AMD's Quad-Core Opteron versus Intel's Xeon 7300

Tom Yager compares the two chips

I should be writing about AMD's Quad-Core Opteron, which was formally launched on September 10, but I feel the need to take a brief detour into a point-by-point contrast between AMD’s latest offering and Intel’s new quad-core Xeon MP 7300-series CPU. The MP designates the CPU for use in four-socket servers, which brings up the first difference between Opteron and Xeon MP: Opteron scales up to eight sockets.

Intel certainly grabs your attention with its boast that quad-core Xeon 7300 performs at a nice, round 2X the speed of “prior generation” Xeon MP, yet reduces power consumption. The prior generation turns out to be Xeon 7100 MP, a dual-core CPU built with fatter transistors. Quad-core and process shrink brought Intel to the finish line. This muddy messaging doesn’t go over the heads of IT buyers, but X factors do get us press types excited.

It turns out that Quad-Core Opteron is more than two times faster than its dual-core predecessor, and Quad-Core Opteron saves power not through process shrink, but by turning off or dimming the lights on walkways and in individual rooms that aren’t being used.

The walkway is the memory bus on each CPU, and each CPU is a suite with many rooms: four cores, the floating-point unit within each core, the top 64 bits of a floating-point unit within a core, and so on. Quad-Core Opteron checks which rooms are occupied roughly two billion times per second without any help from the OS.

Intel’s new DHSI (Dedicated High Speed Interconnect) shifts the bottleneck in the connection between the CPUs and the north bridge (the external memory and I/O controller shared by all four CPUs) to the inside of the north bridge chip; picture four hoses feeding into a $10 lawn sprinkler. Intel’s assignation for this topology is point-to-point.

AMD’s Direct Connect offers a different take on point-to-point. Print out a picture of any eight-socket Opteron motherboard. Now draw a line between any two sockets, then from any socket to any of four banks of memory adjacent to each socket, and repeat this exercise until your hand gets tired. All of those lines can carry on simultaneous conversations because Opteron has no north bridge that forces the least pleasant variety of convergence.

How can I make you care about the difference between Intel and AMD bus architectures? It really depends on your workload. If you run four or fewer processes of 8MB or less on your Xeon MP server, then you’re good to go. Otherwise, Opteron will prove more scalable.

Intel has raised the 7300 chipset’s maximum memory capacity to 256GB: a quarter terabyte, 16 cores, and one chip handling all the transfers.

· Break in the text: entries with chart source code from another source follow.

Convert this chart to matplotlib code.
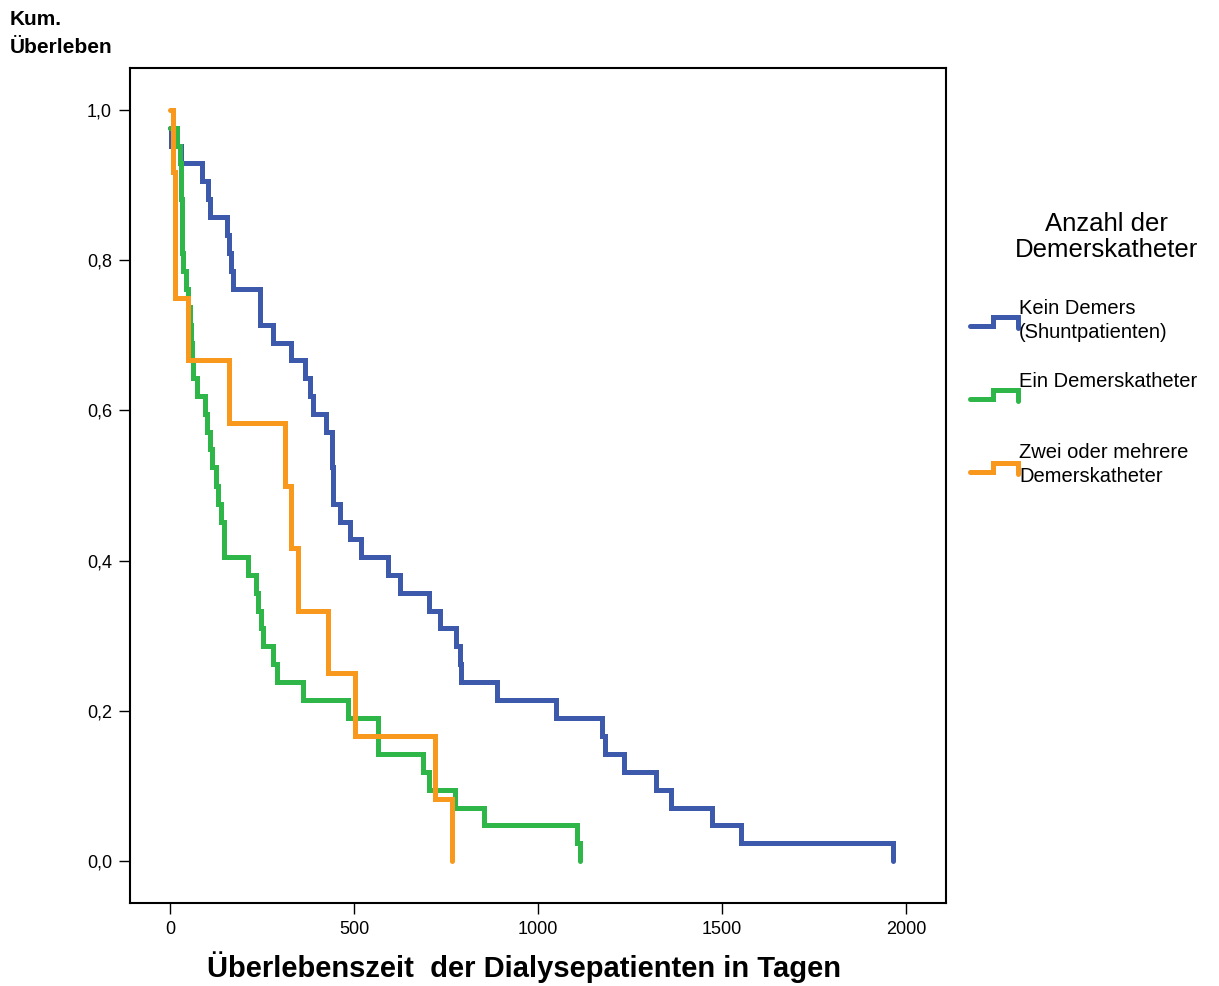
import numpy as np
import matplotlib.pyplot as plt
from matplotlib.lines import Line2D

plt.rcParams['font.family'] = ['Liberation Sans', 'DejaVu Sans']

# Kaplan-Meier steps: time in days, cumulative survival
kein_t = [0, 2, 31, 88, 104, 109, 154, 159, 166, 172, 244, 280, 330, 366, 380, 389,
          425, 439, 443, 463, 490, 518, 593, 624, 703, 735, 778, 788, 792, 890,
          1049, 1175, 1182, 1235, 1321, 1363, 1472, 1553, 1966]
kein_s = [0.976, 0.952, 0.929, 0.905, 0.881, 0.857, 0.833, 0.810, 0.786, 0.762,
          0.714, 0.690, 0.667, 0.643, 0.619, 0.595, 0.571, 0.524, 0.476, 0.452,
          0.429, 0.405, 0.381, 0.357, 0.333, 0.310, 0.286, 0.262, 0.238, 0.214,
          0.190, 0.167, 0.143, 0.119, 0.095, 0.071, 0.048, 0.024, 0.0]

ein_t = [0, 20, 28, 29, 30, 32, 33, 33.5, 35, 43, 48, 55, 58, 60, 62, 74, 95, 100,
         109, 113, 124, 130, 138, 147, 213, 234, 238, 247, 252, 281, 290, 362, 485,
         565, 688, 705, 774, 853, 1107, 1114]
ein_s = [0.976, 0.952, 0.929, 0.905, 0.881, 0.857, 0.833, 0.810, 0.786, 0.762,
         0.738, 0.714, 0.690, 0.667, 0.643, 0.619, 0.595, 0.571, 0.548, 0.524,
         0.500, 0.476, 0.452, 0.405, 0.381, 0.357, 0.333, 0.310, 0.286, 0.262,
         0.238, 0.214, 0.190, 0.143, 0.119, 0.095, 0.071, 0.048, 0.024, 0.0]

zwei_t = [0, 9, 14, 48, 161, 312, 328, 349, 430, 502, 720, 767]
zwei_s = [1.0, 0.917, 0.75, 0.667, 0.583, 0.5, 0.417, 0.333, 0.25, 0.167, 0.083, 0.0]

labels = ["Kein Demers\n(Shuntpatienten)", "Ein Demerskatheter",
          "Zwei oder mehrere\nDemerskatheter"]
colors = ["#3d59ab", "#2eb748", "#f8981d"]

x_ticks = [0, 500, 1000, 1500, 2000]
y_ticks = [0.0, 0.2, 0.4, 0.6, 0.8, 1.0]

fig = plt.figure(figsize=(12.19, 9.86), dpi=100)
ax = fig.add_axes([0.1066, 0.0842, 0.6694, 0.8468])

series = [(kein_t, kein_s), (ein_t, ein_s), (zwei_t, zwei_s)]
for (t, s), c in zip(series, colors):
    ax.step(t, s, where='post', color=c, lw=3.6,
            solid_capstyle='round', solid_joinstyle='miter')

ax.set_xlim(-109, 2109)
ax.set_ylim(-0.056, 1.056)
ax.set_xticks(x_ticks)
ax.set_xticklabels([str(v) for v in x_ticks])
ax.set_yticks(y_ticks)
ax.set_yticklabels([f"{v:.1f}".replace('.', ',') for v in y_ticks])
ax.tick_params(direction='out', length=8, width=1, labelsize=13, pad=5)
for sp in ax.spines.values():
    sp.set_linewidth(1.5)

ax.set_xlabel("Überlebenszeit  der Dialysepatienten in Tagen",
              fontsize=21, fontweight='bold')
ax.xaxis.set_label_coords(0.483, -0.058)
fig.text(0.008, 0.990, "Kum.\nÜberleben", fontsize=15, fontweight='bold',
         va='top', ha='left', linespacing=1.6)

# legend drawn by hand to get the little step glyphs
fig.text(0.908, 0.760, "Anzahl der\nDemerskatheter", fontsize=18.5,
         ha='center', va='center', linespacing=1.1)
glyph_y = [0.669, 0.595, 0.521]
text_y = [0.675, 0.613, 0.529]
for gy, ty, lab, c in zip(glyph_y, text_y, labels, colors):
    gx = [0.796, 0.815, 0.815, 0.835, 0.835]
    gyy = [gy, gy, gy + 0.009, gy + 0.009, gy - 0.002]
    fig.add_artist(Line2D(gx, gyy, color=c, lw=3.6, transform=fig.transFigure,
                          solid_capstyle='round', solid_joinstyle='miter'))
    fig.text(0.836, ty, lab, fontsize=14.5, ha='left', va='center',
             linespacing=1.35)

plt.savefig("out.png", dpi=100)
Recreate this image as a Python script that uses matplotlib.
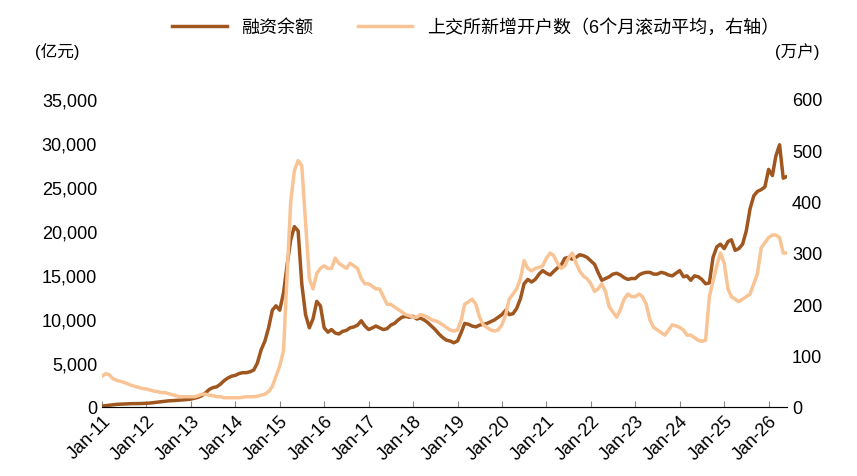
import matplotlib
matplotlib.use("Agg")
import matplotlib.pyplot as plt
import pandas as pd

plt.rcParams['font.family'] = ['Liberation Sans', 'Noto Sans CJK SC', 'DejaVu Sans']

margin = [100,150,200,250,300,320,350,370,380,380,390,400,
 420,450,500,550,600,650,700,720,750,780,800,850,
 900,1000,1100,1300,1600,2000,2200,2300,2600,3000,3300,3500,
 3600,3800,3900,3900,4000,4200,5000,6500,7500,9000,11000,11500,
 11000,13000,16000,19000,20500,20000,14000,10500,9000,10000,12000,11500,
 9000,8500,8800,8400,8300,8600,8700,9000,9100,9300,9800,9200,
 8800,9000,9200,9000,8800,8900,9300,9500,9900,10200,10300,10200,
 10300,10000,10100,9900,9600,9200,8800,8300,7900,7600,7500,7300,
 7500,8500,9500,9400,9200,9100,9300,9400,9500,9700,9900,10200,
 10500,11000,10500,10600,11200,12300,14000,14500,14200,14500,15100,15500,
 15200,15000,15400,15800,16100,16900,17000,16800,17000,17300,17200,17000,
 16600,16200,15300,14400,14600,14800,15100,15200,15000,14700,14500,14600,
 14600,15000,15200,15300,15300,15100,15100,15300,15200,15000,14900,15200,
 15500,14800,14900,14400,14900,14800,14500,14000,14100,17000,18200,18500,
 18000,18800,19000,17800,18000,18500,20000,22500,24000,24500,24700,25000,
 27000,26300,28500,29800,26000,26200]

accounts = [60,65,63,55,52,50,48,45,42,40,38,36,
 35,33,31,30,28,28,26,24,22,20,20,20,
 20,20,22,25,25,23,22,20,20,18,18,18,
 18,18,19,20,20,20,21,23,25,30,40,60,
 80,110,250,400,460,480,470,360,250,230,260,270,
 275,270,270,290,280,275,270,280,275,270,250,240,
 240,235,230,230,215,200,200,195,190,185,180,178,
 175,175,180,178,175,170,168,165,160,155,150,148,
 150,170,200,205,210,200,175,160,155,150,148,150,
 160,180,210,220,230,250,285,270,265,270,272,275,
 290,300,295,280,270,275,290,300,280,265,255,250,
 240,225,230,240,225,195,185,175,190,210,220,215,
 215,220,215,200,170,155,150,145,140,150,160,158,
 155,150,140,140,135,130,128,130,215,245,275,300,
 280,230,215,210,205,210,215,220,240,260,310,320,
 330,335,335,330,300,300]

dates = pd.date_range("2011-01-01", periods=len(margin), freq="MS")
tick_years = list(range(2011, 2027))

fig = plt.figure(figsize=(8.57, 4.77), dpi=100)
ax = fig.add_axes([102/857, 1-408/477, (787-102)/857, (408-100)/477])
ax2 = ax.twinx()
l1, = ax.plot(dates, margin, color='#A0561F', lw=2.5, label='融资余额')
l2, = ax2.plot(dates, accounts, color='#F8C495', lw=2.5, label='上交所新增开户数（6个月滚动平均，右轴）')
ax.set_ylim(0, 35000); ax2.set_ylim(0, 600)
ax.set_yticks(range(0, 35001, 5000))
ax.set_yticklabels([f"{v:,}" for v in range(0, 35001, 5000)], fontsize=13)
ax2.set_yticks(range(0, 601, 100))
ax2.set_yticklabels([str(v) for v in range(0, 601, 100)], fontsize=13)
ax.set_xlim(dates[0], dates[-1])
ax.set_xticks([pd.Timestamp(f"{y}-01-01") for y in tick_years])
ax.set_xticklabels([f"Jan-{y%100:02d}" for y in tick_years], rotation=45, ha='right', rotation_mode='anchor', fontsize=13)
for a in (ax, ax2):
    a.spines['top'].set_visible(False)
    a.spines['left'].set_visible(False)
    a.spines['right'].set_visible(False)
    a.tick_params(length=0)
ax.tick_params(axis='x', length=4, direction='in', color='#888888')
ax.spines['bottom'].set_color('#888888')
fig.text(35/857, 1-52/477, '(亿元)', fontsize=12, va='center')
fig.text(775/857, 1-52/477, '(万户)', fontsize=12, va='center')
fig.legend(handles=[l1, l2], loc='center', bbox_to_anchor=(0.555, 1-28/477), ncol=2, frameon=False, fontsize=13, handlelength=3, columnspacing=2.5)
fig.savefig("out.png", dpi=100)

Finally, with regard to the virtualisation enhancements in quad-core Xeon 7300, Intel’s contribution is external to the CPU. A chipset facility, VT-d (Virtualisation Technology for Directed I/O) transparently routes DMA (direct memory access) traffic between peripherals, such as disk and network controllers, and virtual machines. VT-d lets I/O bypass the CPU, OS, and virtualisation software.

AMD has published its spec for an IOMMU (I/O memory management unit) that will serve an identical purpose, but AMD’s IOMMU was not realised in Quad-Core Opteron. Intel scores a legitimate win with VT-d, and I can attest that it is the one enhancement that all virtualisation solution vendors wanted most.

Quad-Core Opteron does implement a DEV (Device Exclusion Vector) facility that blocks access to a peripheral if a virtual machine is not authorised to use it. Seen another way, the DEV could be used to grant safe, exclusive peripheral access to a single VM. That’s short of an IOMMU, but it would relieve some of the software burden of linking devices to virtual machines.

Intel’s VT-d holds the promise of virtual machines that have near-native I/O performance for asynchronous devices, but it has a practical limit to its scalability. If you pack a Xeon 7300 with its maximum 256GB of memory, then carve that into 32 spacious virtual machines, you can’t give each VM its own 10 Gigabit Ethernet card. I can see VT-d consolidating two Oracle servers into a single Xeon server, giving each VM the physical peripherals it had as a discrete server, without a drop in I/O performance.

If you want maximum virtual machine density, or you’re running a server that’s virtualising desktops or performing streaming operations that call for low-latency switching between virtual machines, that’s AMD’s forte.

AMD’s Rapid Virtualisation Indexing restructures a server’s virtual-to-physical memory map with every “world switch” from one virtual machine to another. This is a trick that virtualisation solutions must currently do in software, adding significant latency to the period between virtual machine switches.

Rapid Virtualisation Indexing reduces the process of loading and saving virtual memory maps to one step handled directly by the CPU. All the virtualisation software needs to do is tell Quad-Core Opteron which virtual machine ID is about to take control, and it’s done.